Scripture: Proverbs 6, 10-29
Learning Objectives:
- Students will review Proverbs about our behavior.
- Students will create small booklets to record life-applicable advice from peers and adults.
Guiding Questions:
What is a proverb?
How can I learn memorable advice from other people about how to live?
Materials: paper or small notebooks, pencil
Procedure: Review some of the Proverbs about behavior. Review that proverbs are bits of wisdom that reveal truth and can be applied to our lives. They are like road signs that keep our actions on the right path. Emphasize how the wise advice is given in poetic couplets. Each one is short and simple, but very meaningful. Let students share common quotes or clichés that they have heard from parents, teachers, etc. Discuss how listening to others’ advice helps us in our own lives.
Instruct students in assembling a book of advice from peers and adults. Students will record short bits of advice from each other and adults that they talk to. Help students prepare a question to ask such as “What is one piece of advice that you would give me based on what you have learned about life?” Encourage students to think about the advice that they will give others too. What have they learned from life. Discuss how often times we learn the most from either major successes or mistakes that we have made. Let students freely talk with one another and other teachers/guides to get advice. If someone gives them a long, wordy answer discuss how to summarize it to make it something short and easy to memorize. Encourage students to illustrate the written advice in their book.
If you have time, students can make small notebooks themselves. They fold several sheets of paper in half. Then stack them on top of each other with the creases lined up in the middle. Staple the center so that it makes a book spine. This makes a little booklet for writing in. Let them write a title and illustrate. Instead of writing “written by: _____” tell them that they will write “assembled by:____” because the words are not all their own. (This could be a good opportunity for a brief discussion on plagiarism.)
Additional Questions:
- Why do you think there are so many Proverbs about how we should speak?
- Did any of the advice surprise you? Why?
- Some advice is easy to understand, but hard to do. What advice did you get that you think is the hardest? How is the reward worth the hard work?
Supplemental Activities:
- Have students read through some of the Proverbs in the Bible and chose a piece of advice that they has been proven truthful in their personal life. Have a teacher share first to set the example.
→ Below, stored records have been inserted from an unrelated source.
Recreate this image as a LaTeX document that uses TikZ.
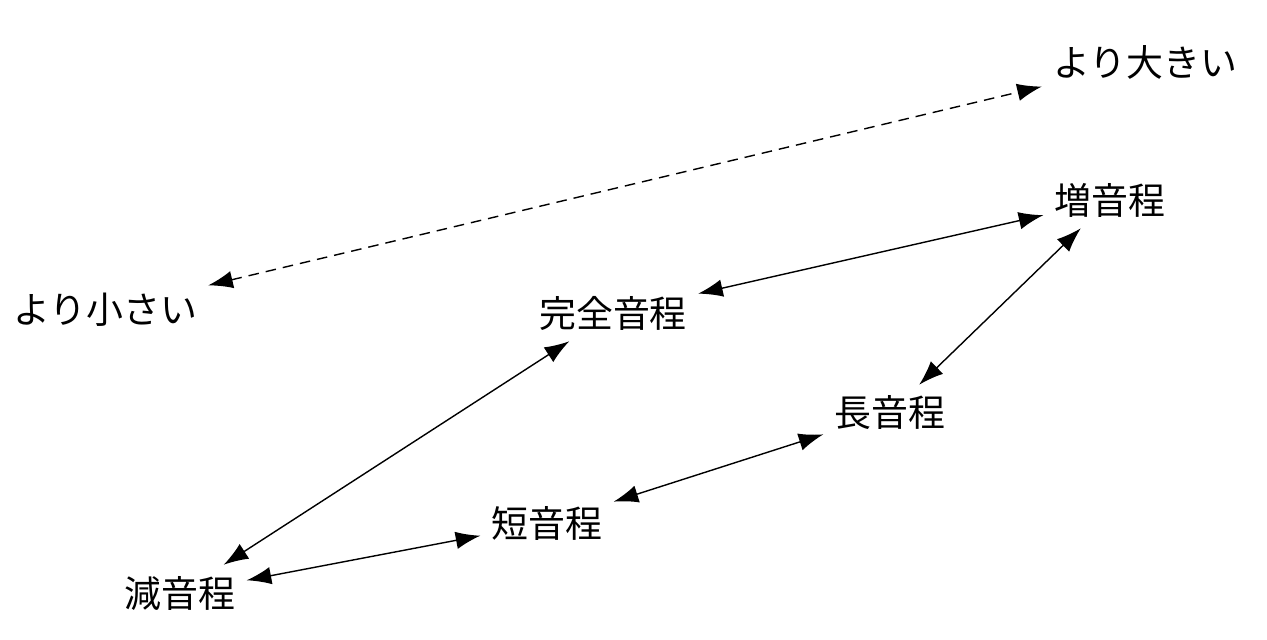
\documentclass[tikz,border=0pt]{standalone}
\usepackage{fontspec}
\newfontfamily\cjk{Noto Sans CJK JP}
\usetikzlibrary{arrows.meta}

\begin{document}
\begin{tikzpicture}[x=0.01cm, y=-0.01cm, >={Latex[length=7pt,width=5pt]},
    every node/.style={font=\cjk\fontsize{10.5}{12}\selectfont, inner sep=3pt}]
            % Frame
            \useasboundingbox (0,0) rectangle (1267,639);

            % Define the intervals
            \node (larger) at (1145,62) {より大きい};
            \node (aug) at (1110,200) {増音程};
            \node (smaller) at (105,310) {より小さい};
            \node (perf) at (613,313) {完全音程};
            \node (major) at (890,413) {長音程};
            \node (minor) at (547,523) {短音程};
            \node (dim) at (180,593) {減音程};

            % Draw the relations
            \draw[<->, thin, densely dashed] (smaller) -- (larger);
            \draw[<->] (perf) -- (aug);
            \draw[<->] (major) -- (aug);
            \draw[<->] (minor) -- (major);
            \draw[<->] (dim) -- (perf);
            \draw[<->] (dim) -- (minor);

        \end{tikzpicture}
\end{document}
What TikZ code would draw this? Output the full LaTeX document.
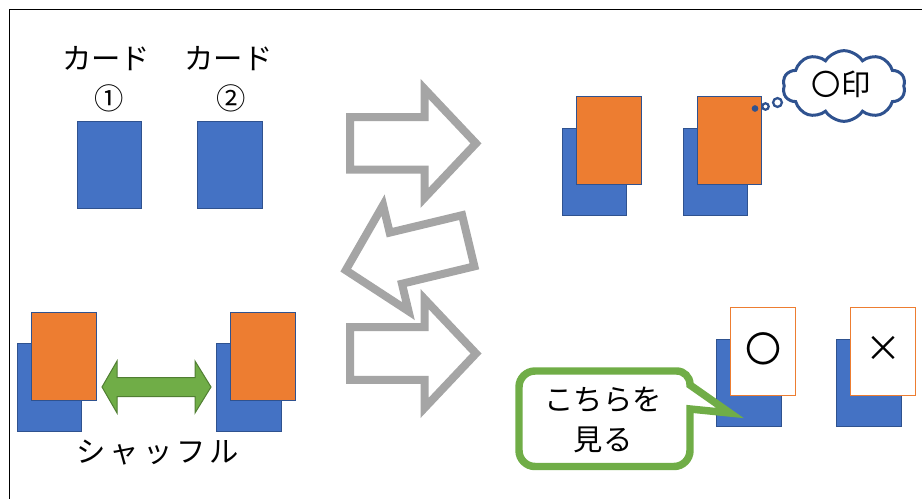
\documentclass[tikz,border=0pt]{standalone}
\usepackage{fontspec}
\newfontfamily\jp{Noto Sans CJK JP}
\usetikzlibrary{shapes.symbols}
\definecolor{cardblue}{HTML}{4472C4}
\definecolor{cardedge}{HTML}{2F528F}
\definecolor{cardorange}{HTML}{ED7D31}
\definecolor{arrowgray}{HTML}{A5A5A5}
\definecolor{calloutgreen}{HTML}{70AD47}
\definecolor{greenedge}{HTML}{507E32}
\begin{document}
\begin{tikzpicture}[x=0.75pt,y=-0.75pt,
  jptext/.style={font=\jp\fontsize{22pt}{30pt}\selectfont, inner sep=0pt, align=center},
  card/.style={minimum width=48.4pt, minimum height=65.6pt, inner sep=0pt, line width=0.75pt, draw=cardedge},
  bluecard/.style={card, fill=cardblue},
  orangecard/.style={card, fill=cardorange},
  whitecard/.style={card, fill=white, draw=cardorange},
  bigarrow/.style={draw=arrowgray, fill=white, line width=6pt, line join=miter},
  bubble/.style={draw=cardedge, fill=white, line width=1.7pt},
]
\useasboundingbox (0,0) rectangle (922,499);
\draw[line width=0.75pt] (9,499) -- (9,10) -- (922,10);

% top-left cards
\node[bluecard] (card1) at (109.5,165) {};
\node[bluecard] (card2) at (230,165) {};
\node[jptext] (label1) at (106,58.5) {カード};
\node[jptext] (num1) at (109,98) {①};
\node[jptext] (label2) at (228.5,58.5) {カード};
\node[jptext] (num2) at (231,98) {②};

% big gray arrows
\begin{scope}[shift={(413,143.4)}]
  \draw[bigarrow] (-63,-26.3) -- (11.5,-26.3) -- (11.5,-54.5) -- (63,0) -- (11.5,54.5) -- (11.5,26.3) -- (-63,26.3) -- cycle;
\end{scope}
\begin{scope}[shift={(413,353.5)}]
  \draw[bigarrow] (-63,-26.3) -- (11.5,-26.3) -- (11.5,-54.5) -- (63,0) -- (11.5,54.5) -- (11.5,26.3) -- (-63,26.3) -- cycle;
\end{scope}
\begin{scope}[shift={(407,255.5)}, rotate=193.5]
  \draw[bigarrow] (-63,-26.3) -- (11.5,-26.3) -- (11.5,-54.5) -- (63,0) -- (11.5,54.5) -- (11.5,26.3) -- (-63,26.3) -- cycle;
\end{scope}

% top-right stacks
\node[bluecard] (a1) at (594.5,172) {};
\node[orangecard] (a2) at (609,140.5) {};
\node[bluecard] (b1) at (715.5,172) {};
\node[orangecard] (b2) at (729.5,140.5) {};

% thought cloud
\node[cloud, cloud puffs=10, cloud puff arc=115, cloud ignores aspect, draw=cardedge, line width=2.25pt, fill=white, minimum width=92pt, minimum height=53pt, inner sep=0pt] (cloud) at (844,86) {};
\node[jptext] (mark) at (841,84) {〇印};
\fill[cardedge] (755,108.5) circle (2.5pt);
\draw[bubble] (765.5,106.5) circle (2.4pt);
\draw[bubble] (777.5,102.5) circle (3.3pt);

% bottom-left shuffle
\node[bluecard] (c1) at (49.5,387.5) {};
\node[orangecard] (c2) at (64,356.5) {};
\node[bluecard] (d1) at (249,387.5) {};
\node[orangecard] (d2) at (263,356.5) {};
\draw[fill=calloutgreen, draw=greenedge, line width=0.75pt] (102,387) -- (117,361) -- (117,377.5) -- (195,377.5) -- (195,361) -- (211,387) -- (195,413) -- (195,396.5) -- (117,396.5) -- (117,413) -- cycle;
\node[jptext] (shuffle) at (158,453) {シ\hspace{3pt}ャ\hspace{3pt}ッ\hspace{3pt}フ\hspace{3pt}ル};

% bottom-right result cards
\node[bluecard] (e1) at (749,383) {};
\node[whitecard] (e2) at (763,351.5) {};
\node[bluecard] (f1) at (869,383) {};
\node[whitecard] (f2) at (883,351.5) {};
\node[font=\jp\fontsize{27pt}{27pt}\selectfont, inner sep=0pt] (circ) at (763,349) {〇};
\node[font=\jp\fontsize{27pt}{27pt}\selectfont, inner sep=0pt] (cross) at (883,349) {×};

% speech callout
\draw[calloutgreen, line width=5.6pt, fill=white, line join=miter]
  (604,371) [rounded corners=10pt] -- (690,371) [sharp corners] -- (690,385) -- (730,413) -- (690,409)
  [rounded corners=12pt] -- (690,466.5) -- (519,466.5) -- (519,371) -- cycle;
\node[jptext] (look) at (603,420) {こちらを\\見る};
\end{tikzpicture}
\end{document}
- Have students look up proverbs/maxims that originate in their culture or location. Are there similarities between these proverbs and the Bible’s Proverb’s? Do some of them disagree with scripture or rely on superstition? Challenge students to find proverbs that reflect the ones in proverbs. Discuss how it further proves the legitimacy of the advice when multiple people agree. Emphasize that the Bible is the supreme authority on such matters.